Goni está entre as duas tendências. Primeiro se inclinou pela opção militarista, mas ao desencadear-se no sábado passado o massacre em Warisata com um saldo de sete mortos e mais de vinte feridos, mudou para a segunda saída, pelo menos temporariamente até que se dissipe a revolta popular por causa do massacre.
No oficialismo, todavia, há enorme desconfiança sobre o manejo da crise. "Este parece um governo de autists, que só se preocupam no que passa dentro do Palácio e nada mais", se queixou a deputada oficialista Elsa Guevara, que como o resto dos parlamentares bolivianos, não tem uma participação relevante em um país onde os problemas, grandes e pequenos, se resolvem a golpes, a pedra ou a bala.
APOSTA POPULAR
Os sindicalistas também apostam conseguir grandes manifestações de massas para os primeiros dias de outubro, com a esperança de que possam fraturar a disciplina vertical do Exército e neutralizar sua capacidade de fogo.
A lealdade militar para com o governo neoliberal havia sidoposta em dúvida pelas próprias organizações trabalhadoras, que haviam convodaco tropas e oficiais do Exército para não permitir a exportação de gás aos Estados Unidos por portos chilenos, tal como foi definido pelas petroleiras que levam adiante o negócio. Entre os sindicalistas, se acredita que a derrota militar se a Bolívia sofreu contra o Chile em 1879, com a perda de territórios e a saída para o mar impediria que as Forças Armadas bolivianas fizessem uma "traição à pátria" e impusessem a bala e baioneta a venda de gás pelo porto chileno de Pastillos.
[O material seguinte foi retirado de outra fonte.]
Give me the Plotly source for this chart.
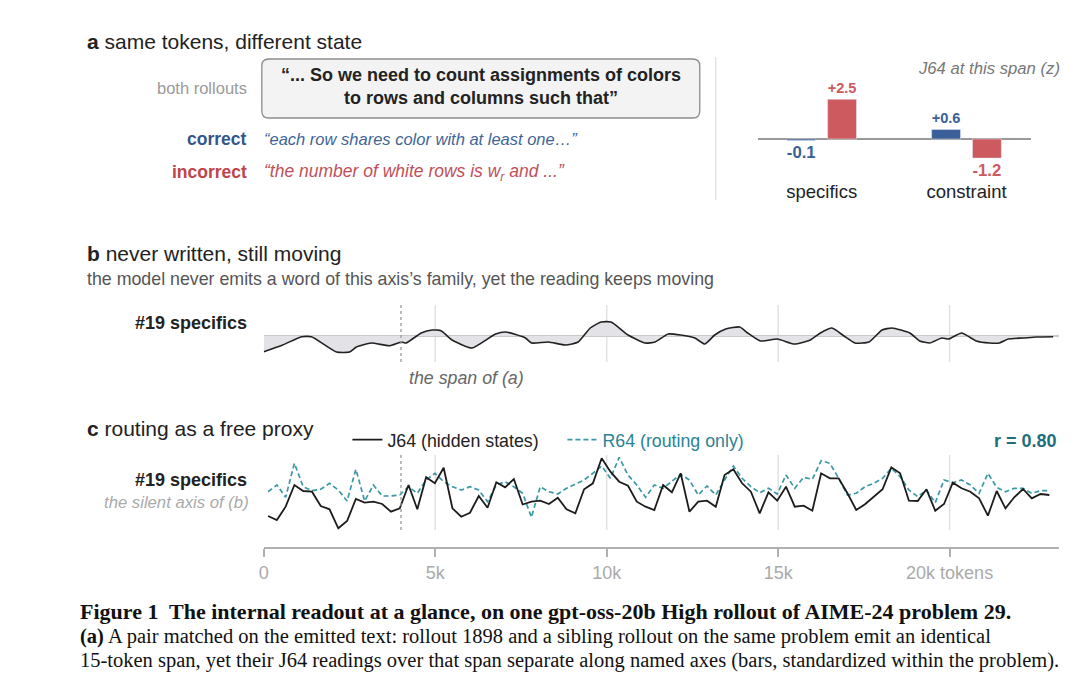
import numpy as np
import plotly.graph_objects as go

W, H = 1080, 675

# region Data
# panel a: J64 z-scores over the shared span
bar_axes = ["specifics", "constraint"]
bar_correct = [-0.1, 0.6]
bar_incorrect = [2.5, -1.2]

# panel b: #19 specifics reading along the rollout (tokens, z)
b_tokens = [0, 550, 1100, 1390, 2120, 2500, 2700, 3130, 3660, 4010,
            4150, 4590, 4910, 5170, 5490, 6070, 6760, 7050, 7630, 7810,
            8300, 8800, 9170, 9520, 9840, 10130, 10620, 11120, 11410, 11790,
            12160, 12570, 12860, 13150, 13470, 13880, 14110, 14480, 14980, 15470,
            15940, 16230, 16570, 16920, 17240, 17650, 18030, 18320, 18840, 19130,
            19420, 19770, 19970, 20350, 20780, 21160, 21450, 21710, 22150, 22530,
            23020]
b_specifics = [-1.57, -0.9, -0.07, -0.07, -1.6, -1.6, -1.1, -0.7, -0.97, -0.6,
               -0.7, 0.3, 0.6, 0.53, -0.4, -1.2, 0.2, 0.4, -0.2, -0.7,
               -0.6, -0.9, -0.6, 0.8, 1.4, 1.4, 0.1, -0.7, -0.6, 0.2,
               0.1, -0.2, -0.8, 0.1, 0.7, 0.9, 0.3, -0.5, -0.3, -0.8,
               -0.4, 0.3, 0.8, 0.0, -0.7, -0.6, 0.6, 0.8, 0.3, -0.5,
               -0.7, -0.2, -0.3, 0.3, -0.5, -0.7, -0.7, -0.3, -0.2, -0.1,
               -0.07]

# panel c: J64 vs R64 on the same axis, one reading per window
c_j64 = [-1.6, -2.0, -0.67, 1.5, 0.9, 0.83, -0.6, -0.93, -2.83, -2.1,
         0.1, -0.27, -0.17, -0.4, -1.17, -0.83, 1.5, -0.93, 2.27, 1.67,
         3.23, -0.83, -1.67, -1.27, 0.4, -0.77, 1.77, 1.27, 2.1, -0.45,
         -0.17, -0.07, -0.4, 0.23, -0.93, -1.33, 1.07, 1.67, 4.17, 2.83,
         1.83, 1.43, -0.17, -0.67, -1.0, 1.5, 0.77, 2.67, -1.17, -0.17,
         -0.07, -0.67, 2.5, 3.07, 1.67, 0.83, -1.33, 0.77, -0.07, 1.33,
         -0.67, -0.57, -1.07, 2.67, 2.17, 2.17, 0.67, -1.0, -0.43, 0.33,
         1.07, 3.27, 2.67, -0.07, -0.1, 1.07, -1.07, -0.4, 1.73, 1.17,
         0.83, 0.17, -1.57, 0.9, -0.83, 0.27, 1.1, 0.17, 0.6, 0.5]
c_r64 = [0.83, 1.5, 0.27, 3.67, 1.33, 0.93, 1.07, 1.67, 1.0, -0.1,
         3.07, -0.1, 1.5, 0.4, 0.4, 0.5, 1.33, 0.67, 2.0, 2.67,
         1.83, 1.33, 1.0, 1.33, 1.0, -0.17, 1.5, 1.83, 1.33, 0.67,
         -1.73, 1.33, 0.83, 0.6, 1.17, 1.57, 2.0, 2.67, 3.4, 2.17,
         4.27, 2.5, 1.5, 0.27, 1.5, 1.17, 1.83, 2.57, 2.0, 0.5,
         1.4, 0.5, 2.0, 3.4, 2.17, 1.33, 0.73, 1.17, 0.6, 2.5,
         1.17, 2.27, 2.07, 3.93, 3.67, 2.17, 0.5, 0.67, 1.33, 1.67,
         2.17, 3.17, 2.33, 1.0, 0.33, 1.0, -0.27, 2.0, 1.73, 2.0,
         1.5, 0.67, 2.67, 1.27, 0.83, 1.17, 1.17, 0.67, 0.93, 0.93]
c_first_token = 125
c_window = 256
c_tokens = c_first_token + c_window * np.arange(len(c_j64))
r_value = 0.80

span_token = 4000
tick_tokens = [0, 5000, 10000, 15000, 20000]
tick_text = ["0", "5k", "10k", "15k", "20k tokens"]
# endregion

BLUE = "#3b5f99"
RED = "#cc5a5f"
TEAL = "#3a98a7"
TEAL_TEXT = "#2a8494"
SANS = "Liberation Sans, Arial, sans-serif"
SERIF = "Liberation Serif, Times New Roman, serif"


def px(x):
    # the page lands a few px right of the reference, nudge everything back
    return (x - 4) / W


def py(y):
    return 1 - y / H


def note(x, y, text, size=18, color="#222", anchor="left", family=SANS):
    shift = {"left": -3, "right": 3}.get(anchor, 0)
    return dict(x=px(x), y=py(y), xref="paper", yref="paper", text=text,
                showarrow=False, xanchor=anchor, yanchor="middle", align=anchor,
                xshift=shift, font=dict(size=size, color=color, family=family))


def rounded_box(x0, y0, x1, y1, r):
    rx, ry = r / W, r / H
    a, b, c, d = px(x0), px(x1), py(y1), py(y0)
    return (f"M {a + rx},{c} L {b - rx},{c} Q {b},{c} {b},{c + ry} "
            f"L {b},{d - ry} Q {b},{d} {b - rx},{d} L {a + rx},{d} "
            f"Q {a},{d} {a},{d - ry} L {a},{c + ry} Q {a},{c} {a + rx},{c} Z")


fig = go.Figure()

# panel a bars
fig.add_trace(go.Bar(
    x=bar_axes, y=bar_correct, name="correct", marker_color=BLUE,
    text=[f"{v:+.1f}" for v in bar_correct], textposition="outside",
    textfont=dict(size=17, color=BLUE, family=SANS, weight="bold"),
    cliponaxis=False, showlegend=False, xaxis="x", yaxis="y",
))
fig.add_trace(go.Bar(
    x=bar_axes, y=bar_incorrect, name="incorrect", marker_color=RED,
    text=[f"{v:+.1f}" for v in bar_incorrect], textposition="outside",
    textfont=dict(size=17, color=RED, family=SANS, weight="bold"),
    cliponaxis=False, showlegend=False, xaxis="x", yaxis="y",
))

# panel b
fig.add_trace(go.Scatter(
    x=b_tokens, y=b_specifics, mode="lines", line=dict(color="#222", width=1.6, shape="spline", smoothing=0.5),
    fill="tozeroy", fillcolor="#e3e3e7", showlegend=False, xaxis="x2", yaxis="y2",
))

# panel c
fig.add_trace(go.Scatter(
    x=c_tokens, y=c_r64, mode="lines", name=f"<span style='color:{TEAL_TEXT}'>R64 (routing only)</span>",
    line=dict(color=TEAL, width=1.7, dash="5px,3px"), legendrank=2, xaxis="x3", yaxis="y3",
))
fig.add_trace(go.Scatter(
    x=c_tokens, y=c_j64, mode="lines", name="J64 (hidden states)",
    line=dict(color="#1c1c1c", width=1.8), legendrank=1, xaxis="x3", yaxis="y3",
))

shapes = []
for t in tick_tokens[1:]:
    for xr, yr in [("x2", "y2 domain"), ("x3", "y3 domain")]:
        shapes.append(dict(type="line", xref=xr, yref=yr, x0=t, x1=t, y0=0, y1=1,
                           line=dict(color="#e2e2e2", width=1.5), layer="below"))
for xr, yr in [("x2", "y2 domain"), ("x3", "y3 domain")]:
    shapes.append(dict(type="line", xref=xr, yref=yr, x0=span_token, x1=span_token, y0=0, y1=1,
                       line=dict(color="#9a9a9a", width=1.3, dash="3px,3px")))
shapes.append(dict(type="line", xref="paper", yref="paper", x0=px(718), x1=px(718), y0=py(200), y1=py(57),
                   line=dict(color="#e3e3e3", width=1.5)))
shapes.append(dict(type="path", xref="paper", yref="paper", path=rounded_box(262, 59, 702, 118, 7),
                   fillcolor="#f3f3f3", line=dict(color="#8c8c8c", width=1.3), layer="below"))

annotations = [
    note(87, 41, "<b>a</b> same tokens, different state", 21),
    note(246, 88, "both rollouts", 16.5, "#9a9a9a", "right"),
    note(482, 87, "<b>“... So we need to count assignments of colors<br>to rows and columns such that”</b>", 18,
         anchor="center"),
    note(246, 139, "<b>correct</b>", 17.5, "#34568b", "right"),
    note(265, 139, "<i>“each row shares color with at least one…”</i>", 16.5, "#3f6597"),
    note(246, 172, "<b>incorrect</b>", 17.5, "#c0444b", "right"),
    note(265, 172, "<i>“the number of white rows is w<sub>r</sub> and ...”</i>", 17.5, "#bf5059"),
    note(1063, 68, "<i>J64 at this span (z)</i>", 16.7, "#777", "right"),
    note(87, 253, "<b>b</b> never written, still moving", 21),
    note(87, 279, "the model never emits a word of this axis’s family, yet the reading keeps moving", 17.8, "#555"),
    note(246, 323, "<b>#19 specifics</b>", 18, "#222", "right"),
    note(468, 378, "<i>the span of (a)</i>", 17.8, "#666", "center"),
    note(87, 428, "<b>c</b> routing as a free proxy", 21),
    note(246, 480, "<b>#19 specifics</b>", 18, "#222", "right"),
    note(248, 502, "<i>the silent axis of (b)</i>", 16.7, "#aaa", "right"),
    note(1060, 441, f"<b>r = {r_value:.2f}</b>", 18, "#1f6e7e", "right"),
    note(80, 611, "<b>Figure 1  The internal readout at a glance, on one gpt-oss-20b High rollout of AIME-24 problem 29.</b>",
         22, "#111", family=SERIF),
    note(80, 636, "<b>(a)</b> A pair matched on the emitted text: rollout 1898 and a sibling rollout on the same problem emit an identical",
         20.5, "#111", family=SERIF),
    note(80, 660, "15-token span, yet their J64 readings over that span separate along named axes (bars, standardized within the problem).",
         20.5, "#111", family=SERIF),
]

x_range = [0, (1063 - 264) / 34.45 * 1000]
hidden = dict(showgrid=False, zeroline=False, showticklabels=False, ticks="", showline=False)

fig.update_layout(
    width=W, height=H,
    margin=dict(l=0, r=0, t=0, b=0),
    paper_bgcolor="white", plot_bgcolor="rgba(0,0,0,0)",
    font=dict(family=SANS, color="#222"),
    barmode="group", bargap=0.436, bargroupgap=0.293,
    xaxis=dict(domain=[px(760), px(1035)], anchor="y", range=[-0.443, 1.447],
               showgrid=False, zeroline=False, showline=False,
               ticks="", tickfont=dict(size=18.5, color="#222"), ticklabelstandoff=8),
    yaxis=dict(domain=[py(170.8), py(91.3)], anchor="x", range=[-2, 3], showgrid=False, showticklabels=False,
               zeroline=True, zerolinecolor="#999", zerolinewidth=1.5),
    xaxis2=dict(domain=[px(264), px(1063)], anchor="y2", range=x_range, **hidden),
    yaxis2=dict(domain=[py(362), py(305)], anchor="x2", range=[-2.6, 3.1], showgrid=False, showticklabels=False,
                zeroline=True, zerolinecolor="#cacaca", zerolinewidth=1.5),
    xaxis3=dict(domain=[px(264), px(1063)], anchor="free", position=py(548), range=x_range,
                showgrid=False, zeroline=False, showline=True, linecolor="#b0b0b0", linewidth=2,
                ticks="outside", ticklen=8, tickwidth=2, tickcolor="#b0b0b0",
                tickvals=tick_tokens, ticktext=tick_text, tickfont=dict(size=18, color="#aaa")),
    yaxis3=dict(domain=[py(530), py(455)], anchor="x3", range=[-3.0, 4.5], **hidden),
    legend=dict(orientation="h", x=px(348), xanchor="left", y=py(440), yanchor="middle",
                font=dict(size=17.8, color="#222"), bgcolor="rgba(0,0,0,0)", traceorder="normal",
                entrywidth=170, entrywidthmode="pixels"),
    shapes=shapes,
    annotations=annotations,
    hovermode=False,
)

fig.write_html("out.html", config={"displayModeBar": False},
               post_script="document.body.style.margin='0';")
Nessas alturas, pesam na memória coletiva as recordações das jornadas de abril de 1952, quando um levante popular fraturou primeiro e destruiu depois o Exército, abrindo o caminho para a nacionalização das minas, a reforma agrária e o voto universal. Os sucessos dos dias 12 e 13 de fevereiro de 2003, quando as guarnições e regimentos policiais deram a volta e combateram ao lado do povo também tem seu peso, assim como os 33 mortos e os mais de 200 feridos a bala, que foram o saldo das jornadas de resistência contra o confisco de parte dos salários determinado pelo governo.